== Job ==
Write out the opening lines of the data word for word, up to and including the line with "(0,0) rectangle (1800,1152);", and leave every picture and every later line out.

== Supplied material ==
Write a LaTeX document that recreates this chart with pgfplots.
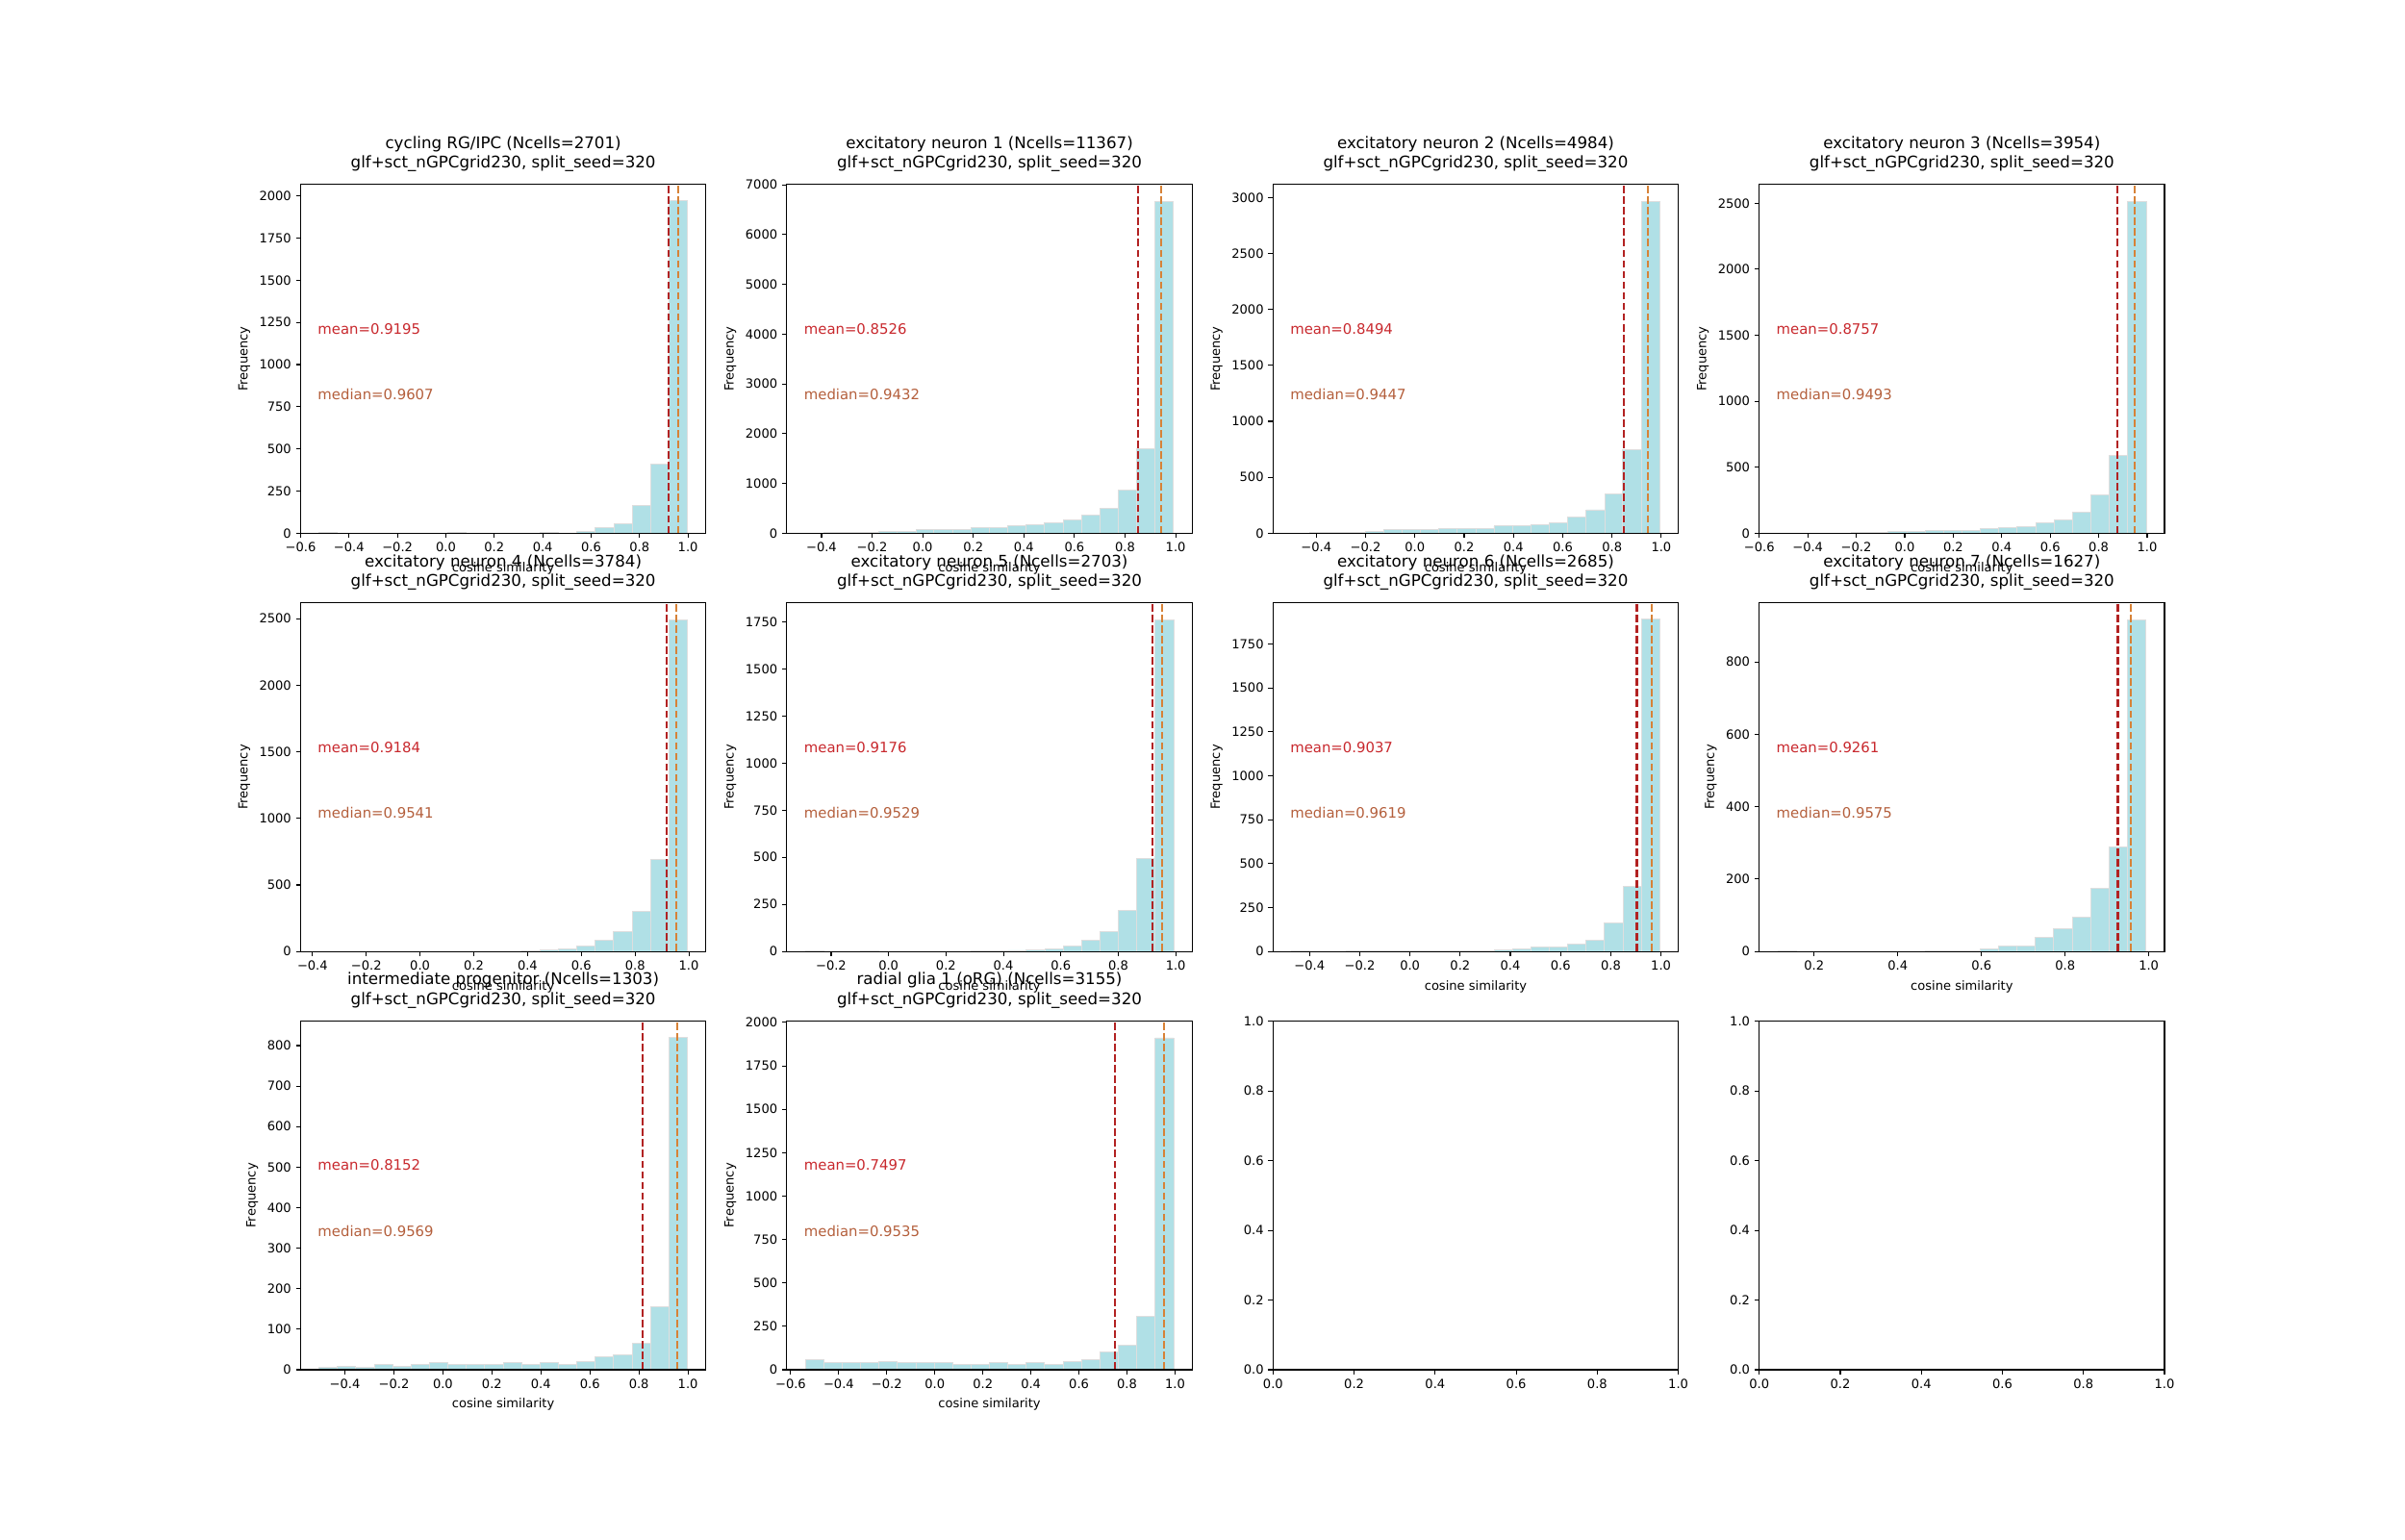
\documentclass[border=0pt]{standalone}
\usepackage{fontspec}
\setmainfont{DejaVu Sans}
\usepackage{pgfplots}
\pgfplotsset{compat=1.18}

\definecolor{barfill}{RGB}{176,224,230}
\definecolor{baredge}{RGB}{222,222,222}
\definecolor{meanline}{RGB}{178,34,34}
\definecolor{medline}{RGB}{215,130,55}
\definecolor{meantext}{RGB}{200,40,45}
\definecolor{medtext}{RGB}{180,95,60}

\newcommand{\tickfont}{\fontsize{9.4}{11}\selectfont}
\newcommand{\annfont}{\fontsize{10.7}{12.5}\selectfont}
\newcommand{\titlefont}{\fontsize{12}{14.85}\selectfont}

\pgfplotsset{
  base/.style={
    scale only axis, width=303.3pt, height=260.9pt, anchor=south west,
    axis line style={line width=0.8pt},
    tick align=outside, major tick length=3.5pt,
    every tick/.append style={line width=0.8pt, black},
    xtick pos=left, ytick pos=left,
    ticklabel style={font=\tickfont},
    ymin=0, axis on top,
  },
  hist/.style={
    base,
    xlabel={cosine similarity}, ylabel={Frequency},
    label style={font=\tickfont},
    xlabel style={at={(axis description cs:0.5,0)}, anchor=base, yshift=-28.7pt},
    title style={at={(axis description cs:0.5,1)}, anchor=south, inner sep=0pt,
                 yshift=3.3pt, align=center, font=\titlefont},
  },
}

\newcommand{\hbars}[1]{\addplot[ybar interval, fill=barfill, draw=baredge, line width=0.7pt] coordinates {#1};}
\newcommand{\stats}[3]{%
  \addplot[meanline, line width=1.5pt, dash pattern=on 5.55pt off 2.4pt] coordinates {(#1,0) (#1,#3)};
  \addplot[medline, line width=1.5pt, dash pattern=on 5.55pt off 2.4pt] coordinates {(#2,0) (#2,#3)};
  \node[anchor=base west, inner sep=0pt, text=meantext, font=\annfont] at (rel axis cs:0.042,0.5714) {mean=#1};
  \node[anchor=base west, inner sep=0pt, text=medtext, font=\annfont] at (rel axis cs:0.042,0.3818) {median=#2};
}

\begin{document}
\begin{tikzpicture}[x=1pt,y=1pt]
\path (0,0) rectangle (1800,1152);

% ---------- Row 1 ----------
\begin{axis}[hist, at={(225pt,752.9pt)},
  title={cycling RG/IPC (Ncells=2701)\\glf+sct\_nGPCgrid230, split\_seed=320},
  xmin=-0.600, xmax=1.074, ymax=2067,
  xtick={-0.6,-0.4,-0.2,0,0.2,0.4,0.6,0.8,1.0},
  xticklabels={−0.6,−0.4,−0.2,0.0,0.2,0.4,0.6,0.8,1.0},
  ytick={0,250,500,750,1000,1250,1500,1750,2000},
  yticklabels={0,250,500,750,1000,1250,1500,1750,2000}]
\hbars{(-0.524,5) (-0.448,0) (-0.372,0) (-0.296,0) (-0.220,0) (-0.143,0) (-0.067,0) (0.009,4) (0.085,0) (0.161,0) (0.237,0) (0.313,0) (0.389,4) (0.465,1) (0.541,12) (0.617,34) (0.694,57) (0.770,162) (0.846,411) (0.922,1970) (0.998,1970)}
\stats{0.9195}{0.9607}{2067}
\end{axis}

\begin{axis}[hist, at={(588.9pt,752.9pt)},
  title={excitatory neuron 1 (Ncells=11367)\\glf+sct\_nGPCgrid230, split\_seed=320},
  xmin=-0.537, xmax=1.065, ymax=7004,
  xtick={-0.4,-0.2,0,0.2,0.4,0.6,0.8,1.0},
  xticklabels={−0.4,−0.2,0.0,0.2,0.4,0.6,0.8,1.0},
  ytick={0,1000,2000,3000,4000,5000,6000,7000},
  yticklabels={0,1000,2000,3000,4000,5000,6000,7000}]
\hbars{(-0.464,3) (-0.391,7) (-0.318,20) (-0.246,25) (-0.173,30) (-0.100,35) (-0.027,64) (0.045,64) (0.118,64) (0.191,116) (0.264,116) (0.336,142) (0.409,161) (0.482,200) (0.555,258) (0.628,355) (0.700,490) (0.773,857) (0.846,1689) (0.919,6671) (0.992,6671)}
\stats{0.8526}{0.9432}{7004}
\end{axis}

\begin{axis}[hist, at={(952.8pt,752.9pt)},
  title={excitatory neuron 2 (Ncells=4984)\\glf+sct\_nGPCgrid230, split\_seed=320},
  xmin=-0.5755, xmax=1.069, ymax=3116,
  xtick={-0.4,-0.2,0,0.2,0.4,0.6,0.8,1.0},
  xticklabels={−0.4,−0.2,0.0,0.2,0.4,0.6,0.8,1.0},
  ytick={0,500,1000,1500,2000,2500,3000},
  yticklabels={0,500,1000,1500,2000,2500,3000}]
\hbars{(-0.501,1) (-0.426,3) (-0.351,9) (-0.277,9) (-0.202,17) (-0.127,29) (-0.052,29) (0.022,29) (0.097,43) (0.172,43) (0.247,43) (0.321,63) (0.396,63) (0.471,77) (0.545,89) (0.620,141) (0.695,209) (0.770,347) (0.844,749) (0.919,2968) (0.994,2968)}
\stats{0.8494}{0.9447}{3116}
\end{axis}

\begin{axis}[hist, at={(1316.7pt,752.9pt)},
  title={excitatory neuron 3 (Ncells=3954)\\glf+sct\_nGPCgrid230, split\_seed=320},
  xmin=-0.600, xmax=1.0715, ymax=2641,
  xtick={-0.6,-0.4,-0.2,0,0.2,0.4,0.6,0.8,1.0},
  xticklabels={−0.6,−0.4,−0.2,0.0,0.2,0.4,0.6,0.8,1.0},
  ytick={0,500,1000,1500,2000,2500},
  yticklabels={0,500,1000,1500,2000,2500}]
\hbars{(-0.524,1) (-0.448,1) (-0.372,2) (-0.296,2) (-0.220,7) (-0.144,7) (-0.068,10) (0.008,15) (0.084,17) (0.160,22) (0.236,22) (0.312,32) (0.388,39) (0.464,46) (0.540,80) (0.616,104) (0.692,160) (0.768,287) (0.844,586) (0.920,2515) (0.996,2515)}
\stats{0.8757}{0.9493}{2641}
\end{axis}

% ---------- Row 2 ----------
\begin{axis}[hist, at={(225pt,439.8pt)},
  title={excitatory neuron 4 (Ncells=3784)\\glf+sct\_nGPCgrid230, split\_seed=320},
  xmin=-0.4442, xmax=1.0633, ymax=2618,
  xtick={-0.4,-0.2,0,0.2,0.4,0.6,0.8,1.0},
  xticklabels={−0.4,−0.2,0.0,0.2,0.4,0.6,0.8,1.0},
  ytick={0,500,1000,1500,2000,2500},
  yticklabels={0,500,1000,1500,2000,2500}]
\hbars{(-0.376,1) (-0.307,0) (-0.239,0) (-0.170,0) (-0.102,0) (-0.033,0) (0.035,0) (0.104,0) (0.172,0) (0.241,0) (0.309,1) (0.378,7) (0.446,10) (0.515,17) (0.583,39) (0.652,82) (0.720,147) (0.789,299) (0.858,689) (0.926,2493) (0.995,2493)}
\stats{0.9184}{0.9541}{2618}
\end{axis}

\begin{axis}[hist, at={(588.9pt,439.8pt)},
  title={excitatory neuron 5 (Ncells=2703)\\glf+sct\_nGPCgrid230, split\_seed=320},
  xmin=-0.3542, xmax=1.057, ymax=1850,
  xtick={-0.2,0,0.2,0.4,0.6,0.8,1.0},
  xticklabels={−0.2,0.0,0.2,0.4,0.6,0.8,1.0},
  ytick={0,250,500,750,1000,1250,1500,1750},
  yticklabels={0,250,500,750,1000,1250,1500,1750}]
\hbars{(-0.290,1) (-0.226,0) (-0.162,0) (-0.098,3) (-0.033,0) (0.031,0) (0.095,0) (0.159,0) (0.223,0) (0.287,1) (0.351,5) (0.416,6) (0.480,10) (0.544,12) (0.608,27) (0.672,61) (0.736,104) (0.800,216) (0.864,495) (0.929,1762) (0.993,1762)}
\stats{0.9176}{0.9529}{1850}
\end{axis}

\begin{axis}[hist, at={(952.8pt,439.8pt)},
  title={excitatory neuron 6 (Ncells=2685)\\glf+sct\_nGPCgrid230, split\_seed=320},
  xmin=-0.5454, xmax=1.0689, ymax=1983,
  xtick={-0.4,-0.2,0,0.2,0.4,0.6,0.8,1.0},
  xticklabels={−0.4,−0.2,0.0,0.2,0.4,0.6,0.8,1.0},
  ytick={0,250,500,750,1000,1250,1500,1750},
  yticklabels={0,250,500,750,1000,1250,1500,1750}]
\hbars{(-0.472,1) (-0.399,0) (-0.325,0) (-0.252,1) (-0.179,5) (-0.105,5) (-0.032,5) (0.042,5) (0.115,5) (0.188,5) (0.262,5) (0.335,11) (0.409,16) (0.482,27) (0.555,27) (0.629,44) (0.702,66) (0.775,164) (0.849,370) (0.922,1889) (0.996,1889)}
\stats{0.9037}{0.9619}{1983}
\end{axis}

\begin{axis}[hist, at={(1316.7pt,439.8pt)},
  title={excitatory neuron 7 (Ncells=1627)\\glf+sct\_nGPCgrid230, split\_seed=320},
  xmin=0.0688, xmax=1.0376, ymax=963,
  xtick={0.2,0.4,0.6,0.8,1.0},
  xticklabels={0.2,0.4,0.6,0.8,1.0},
  ytick={0,200,400,600,800},
  yticklabels={0,200,400,600,800}]
\hbars{(0.113,1) (0.157,0) (0.201,0) (0.245,0) (0.289,0) (0.333,0) (0.377,0) (0.421,0) (0.465,2) (0.509,2) (0.553,3) (0.597,8) (0.641,16) (0.685,16) (0.729,38) (0.773,62) (0.817,96) (0.861,174) (0.905,288) (0.949,917) (0.993,917)}
\stats{0.9261}{0.9575}{963}
\end{axis}

% ---------- Row 3 ----------
\begin{axis}[hist, at={(225pt,126.7pt)},
  title={intermediate progenitor (Ncells=1303)\\glf+sct\_nGPCgrid230, split\_seed=320},
  xmin=-0.5807, xmax=1.0733, ymax=860,
  xtick={-0.4,-0.2,0,0.2,0.4,0.6,0.8,1.0},
  xticklabels={−0.4,−0.2,0.0,0.2,0.4,0.6,0.8,1.0},
  ytick={0,100,200,300,400,500,600,700,800},
  yticklabels={0,100,200,300,400,500,600,700,800}]
\hbars{(-0.506,7) (-0.430,9) (-0.355,7) (-0.280,12) (-0.205,9) (-0.130,14) (-0.055,17) (0.021,12) (0.096,12) (0.171,12) (0.246,17) (0.321,14) (0.396,17) (0.471,12) (0.547,21) (0.622,31) (0.697,38) (0.772,65) (0.847,155) (0.922,819) (0.998,819)}
\stats{0.8152}{0.9569}{860}
\end{axis}

\begin{axis}[hist, at={(588.9pt,126.7pt)},
  title={radial glia 1 (oRG) (Ncells=3155)\\glf+sct\_nGPCgrid230, split\_seed=320},
  xmin=-0.616, xmax=1.0708, ymax=2007,
  xtick={-0.6,-0.4,-0.2,0,0.2,0.4,0.6,0.8,1.0},
  xticklabels={−0.6,−0.4,−0.2,0.0,0.2,0.4,0.6,0.8,1.0},
  ytick={0,250,500,750,1000,1250,1500,1750,2000},
  yticklabels={0,250,500,750,1000,1250,1500,1750,2000}]
\hbars{(-0.539,61) (-0.463,44) (-0.386,44) (-0.309,39) (-0.233,50) (-0.156,44) (-0.079,39) (-0.003,39) (0.074,33) (0.151,28) (0.227,44) (0.304,33) (0.381,44) (0.457,33) (0.534,50) (0.611,61) (0.687,102) (0.764,140) (0.841,307) (0.917,1911) (0.994,1911)}
\stats{0.7497}{0.9535}{2007}
\end{axis}

\begin{axis}[base, at={(952.8pt,126.7pt)},
  xmin=0, xmax=1, ymax=1,
  xtick={0,0.2,0.4,0.6,0.8,1.0}, xticklabels={0.0,0.2,0.4,0.6,0.8,1.0},
  ytick={0,0.2,0.4,0.6,0.8,1.0}, yticklabels={0.0,0.2,0.4,0.6,0.8,1.0}]
\end{axis}

\begin{axis}[base, at={(1316.7pt,126.7pt)},
  xmin=0, xmax=1, ymax=1,
  xtick={0,0.2,0.4,0.6,0.8,1.0}, xticklabels={0.0,0.2,0.4,0.6,0.8,1.0},
  ytick={0,0.2,0.4,0.6,0.8,1.0}, yticklabels={0.0,0.2,0.4,0.6,0.8,1.0}]
\end{axis}

\end{tikzpicture}
\end{document}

== Full output ==
Write a LaTeX document that recreates this chart with pgfplots.
\documentclass[border=0pt]{standalone}
\usepackage{fontspec}
\setmainfont{DejaVu Sans}
\usepackage{pgfplots}
\pgfplotsset{compat=1.18}

\definecolor{barfill}{RGB}{176,224,230}
\definecolor{baredge}{RGB}{222,222,222}
\definecolor{meanline}{RGB}{178,34,34}
\definecolor{medline}{RGB}{215,130,55}
\definecolor{meantext}{RGB}{200,40,45}
\definecolor{medtext}{RGB}{180,95,60}

\newcommand{\tickfont}{\fontsize{9.4}{11}\selectfont}
\newcommand{\annfont}{\fontsize{10.7}{12.5}\selectfont}
\newcommand{\titlefont}{\fontsize{12}{14.85}\selectfont}

\pgfplotsset{
  base/.style={
    scale only axis, width=303.3pt, height=260.9pt, anchor=south west,
    axis line style={line width=0.8pt},
    tick align=outside, major tick length=3.5pt,
    every tick/.append style={line width=0.8pt, black},
    xtick pos=left, ytick pos=left,
    ticklabel style={font=\tickfont},
    ymin=0, axis on top,
  },
  hist/.style={
    base,
    xlabel={cosine similarity}, ylabel={Frequency},
    label style={font=\tickfont},
    xlabel style={at={(axis description cs:0.5,0)}, anchor=base, yshift=-28.7pt},
    title style={at={(axis description cs:0.5,1)}, anchor=south, inner sep=0pt,
                 yshift=3.3pt, align=center, font=\titlefont},
  },
}

\newcommand{\hbars}[1]{\addplot[ybar interval, fill=barfill, draw=baredge, line width=0.7pt] coordinates {#1};}
\newcommand{\stats}[3]{%
  \addplot[meanline, line width=1.5pt, dash pattern=on 5.55pt off 2.4pt] coordinates {(#1,0) (#1,#3)};
  \addplot[medline, line width=1.5pt, dash pattern=on 5.55pt off 2.4pt] coordinates {(#2,0) (#2,#3)};
  \node[anchor=base west, inner sep=0pt, text=meantext, font=\annfont] at (rel axis cs:0.042,0.5714) {mean=#1};
  \node[anchor=base west, inner sep=0pt, text=medtext, font=\annfont] at (rel axis cs:0.042,0.3818) {median=#2};
}

\begin{document}
\begin{tikzpicture}[x=1pt,y=1pt]
\path (0,0) rectangle (1800,1152);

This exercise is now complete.